I suggest reading these
http://forum.keypublishing.com/showthread.php?t=113735
http://forum.keypublishing.com/showthread.php?t=117432
I hope you aren’t directing this at me…
Clearly BVR missiles are not wonder weapons, but that hardly lends validity to Amiga’s skepticism as to the viability of BVR combat.
That was several weeks before you registered the latest username. 😉
Yep – and I stand by it.
If people are willing to sign up to defend their country – then their country needs to know if their weapons are effective before they go to war.
Besides, the danger is significantly exaggerated. The actual results would show abysmal failure of the BVR missiles to function as promised.
Ah, who to believe? Every modern military on Earth, or one “Amiga500” who claims to posses insight into air combat that they lack.
Have you ever tried to think through this theory of yours?
If BVR missiles would produce an “abysmal failure,” why does Russia, China, Israel, France, the US, India, and for that matter -everyone else- go to such great lengths to design and field these weapons?
Do you really think their performance properties are unknown?
Try googling “Combat Archer” sometime. Here is a little head start:
The US alone shoots off over 300 operational missiles a year in testing. These shots are against highly maneuverable targets with realistic countermeasures. We are talking about literally thousands of realistic shots, a huge amount of data.

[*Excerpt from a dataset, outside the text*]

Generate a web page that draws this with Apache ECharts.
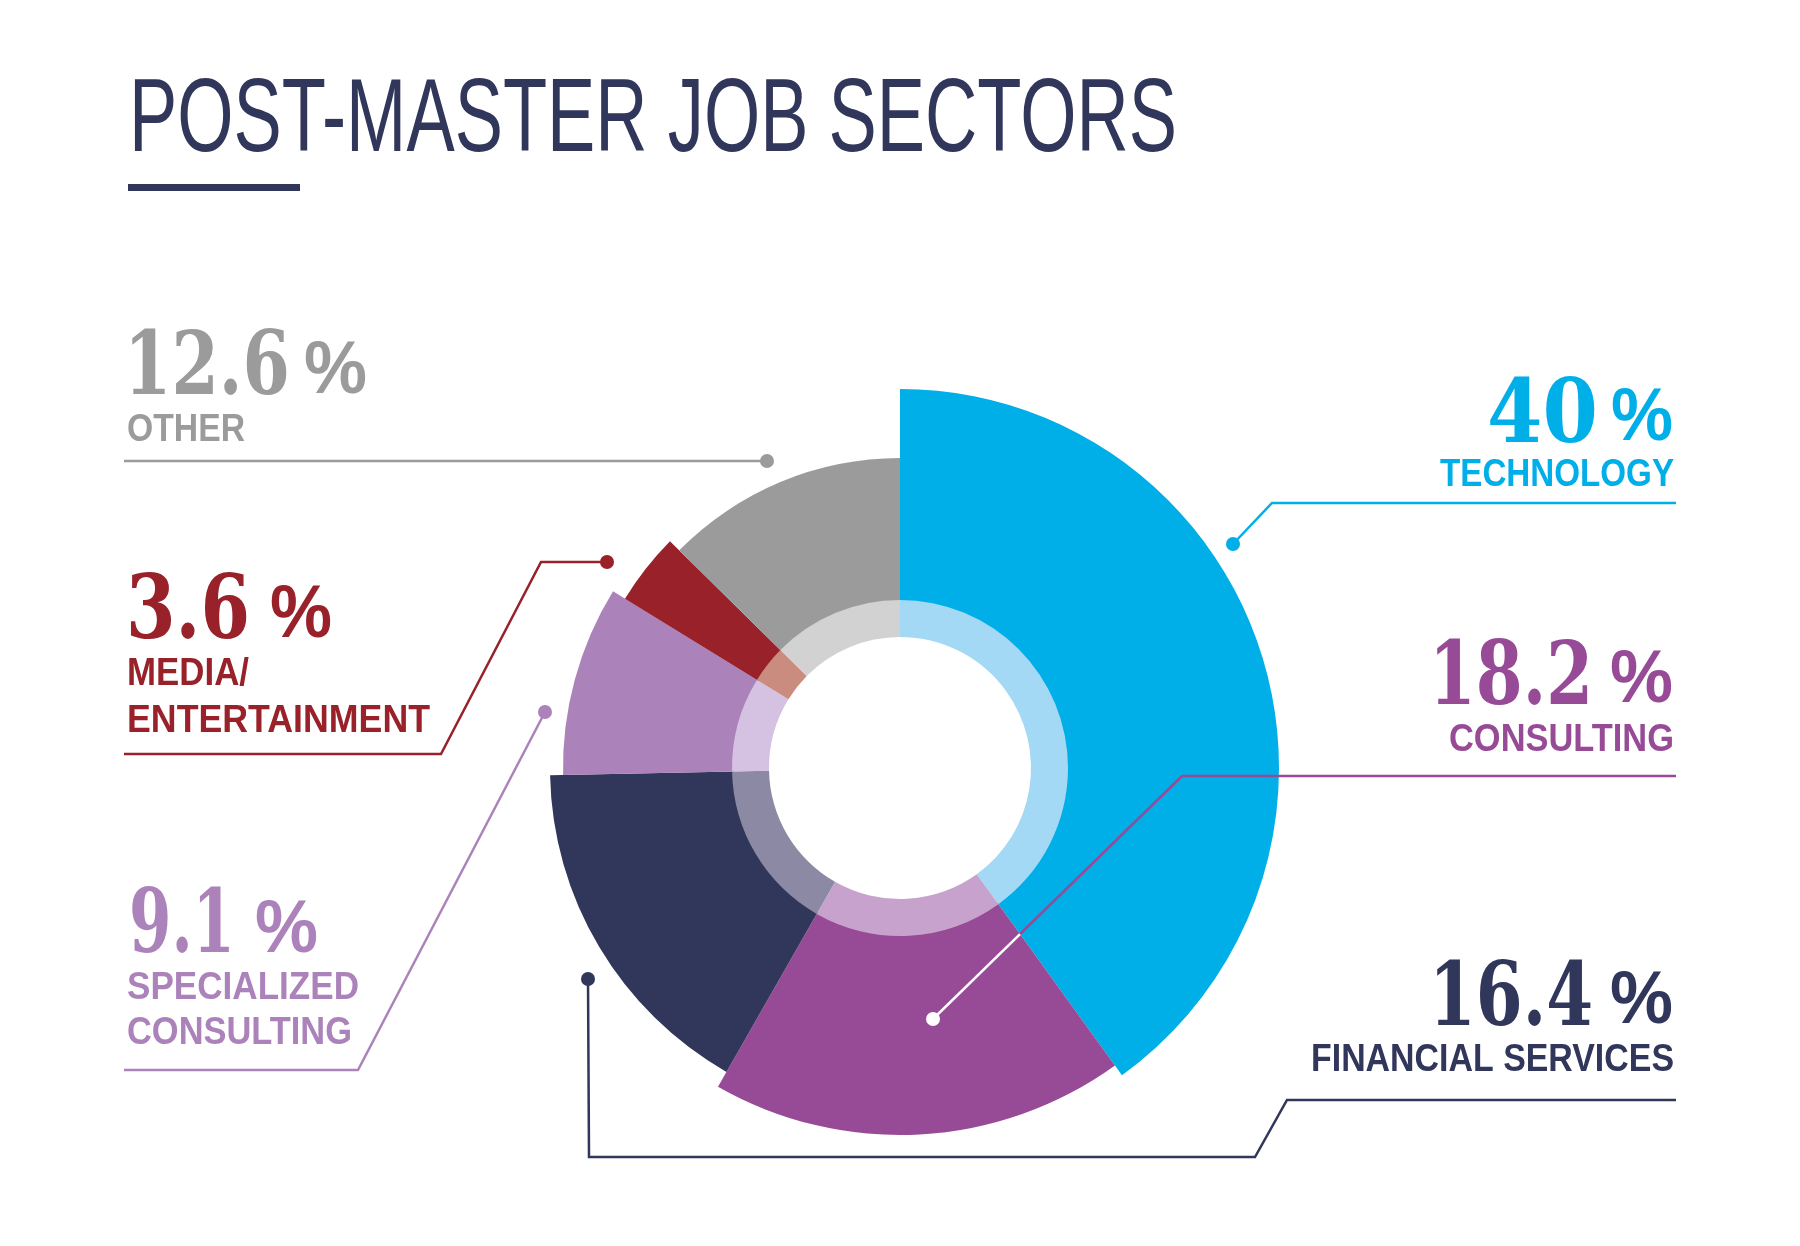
<!DOCTYPE html>
<html><head><meta charset="utf-8">
<script src="https://cdn.jsdelivr.net/npm/echarts@6/dist/echarts.min.js"></script>
<style>html,body{margin:0;padding:0;background:#fff}#chart{width:1800px;height:1246px}</style>
</head><body><div id="chart"></div>
<script>
// ---------- data ----------
const title = 'POST-MASTER JOB SECTORS';
const categories = ['Technology', 'Consulting', 'Financial Services', 'Specialized Consulting', 'Media/Entertainment', 'Other'];
const values = [40, 18.2, 16.4, 9.1, 3.6, 12.6];
const valueLabels = ['40', '18.2', '16.4', '9.1', '3.6', '12.6'];
const nameLines = [['TECHNOLOGY'], ['CONSULTING'], ['FINANCIAL SERVICES'], ['SPECIALIZED', 'CONSULTING'], ['MEDIA/', 'ENTERTAINMENT'], ['OTHER']];

// ---------- style / layout ----------
const colors = ['#00aee8', '#974b97', '#31365b', '#ab83ba', '#98212a', '#9b9b9b'];
const ringColors = ['#a3d9f5', '#c6a2cd', '#8b89a3', '#d5c1e1', '#c98c7f', '#d2d2d2'];
const outerR = [379, 367, 350, 337, 323, 310];
const CX = 900, CY = 768, R_IN = 131, R_RING = 168;
const NAVY = '#31365b';

// label layout: side, number box [x0,x1,centre], % box, name lines [x0,x1,centre]
const labelLayout = [
  {align: 'right', num: [1487, 1598, 419], pct: [1611, 1673, 420], names: [[1440, 1674, 475]]},
  {align: 'right', num: [1429, 1593, 681], pct: [1610, 1673, 682], names: [[1449, 1674, 740]]},
  {align: 'right', num: [1429, 1593, 1002], pct: [1610, 1673, 1003], names: [[1311, 1674, 1060]]},
  {align: 'left', num: [129, 235, 929], pct: [255, 318, 932], names: [[127, 359, 988], [127, 352, 1033]]},
  {align: 'left', num: [126, 250, 615], pct: [270, 332, 617], names: [[127, 249, 674], [127, 430, 721]]},
  {align: 'left', num: [124, 290, 371], pct: [304, 367, 373], names: [[127, 245, 430]]}
];
const leaderLines = [
  [[1233, 544], [1272, 503], [1676, 503]],
  [[933, 1019], [1182, 776], [1676, 776]],
  [[588, 979], [589, 1157], [1255, 1157], [1287, 1100], [1676, 1100]],
  [[545, 712], [358, 1070], [124, 1070]],
  [[607, 562], [541, 562], [441, 754], [124, 754]],
  [[767, 461], [124, 461]]
];

// ---------- helpers ----------
const mctx = document.createElement('canvas').getContext('2d');
function measure(text, font) { mctx.font = font; return mctx.measureText(text).width; }
function fitText(text, font, fill, x0, x1, cy, align) {
  const w = measure(text, font);
  const sx = (x1 - x0) / w;
  return {
    type: 'text', x: align === 'right' ? x1 : x0, y: cy, scaleX: sx, silent: true, z: 10,
    style: {text: text, font: font, fill: fill, textAlign: align, textVerticalAlign: 'middle'}
  };
}

const NUM_FONT = 'bold 88px "DejaVu Serif"';
const PCT_FONT = 'bold 74px "Liberation Sans"';
const NAME_FONT = 'bold 39px "Liberation Sans"';
const TITLE_FONT = 'normal 103px "Liberation Sans Narrow", "Liberation Sans"';

// ---------- series ----------
const total = values.reduce((a, b) => a + b, 0);
const series = [];
values.forEach((v, i) => {
  series.push({
    type: 'pie', center: [CX, CY], radius: [R_RING - 2, outerR[i]], startAngle: 90, clockwise: true,
    silent: true, animation: false, avoidLabelOverlap: false, z: 1,
    label: {show: false}, labelLine: {show: false}, emphasis: {disabled: true},
    data: categories.map((c, j) => ({name: c, value: values[j],
      itemStyle: {color: j === i ? colors[i] : 'rgba(0,0,0,0)', borderWidth: 0}}))
  });
});
series.push({
  type: 'pie', center: [CX, CY], radius: [R_IN, R_RING], startAngle: 90, clockwise: true,
  silent: true, animation: false, avoidLabelOverlap: false, z: 2,
  label: {show: false}, labelLine: {show: false}, emphasis: {disabled: true},
  data: categories.map((c, j) => ({name: c, value: values[j], itemStyle: {color: ringColors[j], borderWidth: 0}}))
});

// ---------- graphics ----------
const graphics = [];
graphics.push(fitText(title, TITLE_FONT, NAVY, 129, 1177, 123, 'left'));
graphics.push({type: 'rect', shape: {x: 128, y: 184, width: 172, height: 7}, style: {fill: NAVY}, silent: true});

values.forEach((v, i) => {
  const L = labelLayout[i];
  graphics.push(fitText(valueLabels[i], NUM_FONT, colors[i], L.num[0], L.num[1], L.num[2], L.align));
  graphics.push(fitText('%', PCT_FONT, colors[i], L.pct[0], L.pct[1], L.pct[2], L.align));
  nameLines[i].forEach((t, k) => {
    const n = L.names[k];
    graphics.push(fitText(t, NAME_FONT, colors[i], n[0], n[1], n[2], L.align));
  });
  const pts = leaderLines[i];
  graphics.push({type: 'polyline', shape: {points: pts}, style: {stroke: colors[i], lineWidth: 2.5, fill: null}, silent: true, z: 5});
  const dotColor = i === 1 ? '#ffffff' : colors[i];
  graphics.push({type: 'circle', shape: {cx: pts[0][0], cy: pts[0][1], r: 7}, style: {fill: dotColor}, silent: true, z: 7});
});

// white part of the consulting leader (inside its own slice), up to the consulting/technology boundary
(function () {
  const ang = values[0] / total * 2 * Math.PI; // clockwise from 12 o'clock
  const dx = Math.sin(ang), dy = -Math.cos(ang);
  const p0 = leaderLines[1][0], p1 = leaderLines[1][1];
  const ux = p1[0] - p0[0], uy = p1[1] - p0[1];
  const det = ux * (-dy) - uy * (-dx);
  const rx = CX - p0[0], ry = CY - p0[1];
  const s = (rx * (-dy) - ry * (-dx)) / det;
  graphics.push({type: 'line', shape: {x1: p0[0], y1: p0[1], x2: p0[0] + s * ux, y2: p0[1] + s * uy},
    style: {stroke: '#ffffff', lineWidth: 2.5}, silent: true, z: 6});
})();

const chart = echarts.init(document.getElementById('chart'), null, {renderer: 'canvas'});
chart.setOption({
  backgroundColor: '#ffffff',
  animation: false,
  tooltip: {show: false},
  series: series,
  graphic: {elements: graphics}
});
</script></body></html>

Yet you act like it is somehow a mystery whether these missiles work, and worse, you think needlessly endangering real living breathing pilots to test your goofball hypothesis somehow makes sense.
Why even post here if you are convinced that BVR missiles won’t work, long range SAMs won’t work, stealth fighter designs are pointless(because BVR missile won’t work) and so forth?
You are operating in a completely different reality than that shared by every military on earth.
Way to dodge the point, that being that how do you know it can carry four of these weapons if they haven’t even dry fitted any? You do understand it’s not just weapons in the bays but also the equipment used to release the weapons. I guess not.
I hope you aren’t really suggesting that they can’t figure out if those missiles will fit without actually physically sticking one in there.
I think it is safe to assume that the designers of a new fighter jet are capable of figuring out how big a bay they will need to accommodate a specific missile, including any necessary hardware.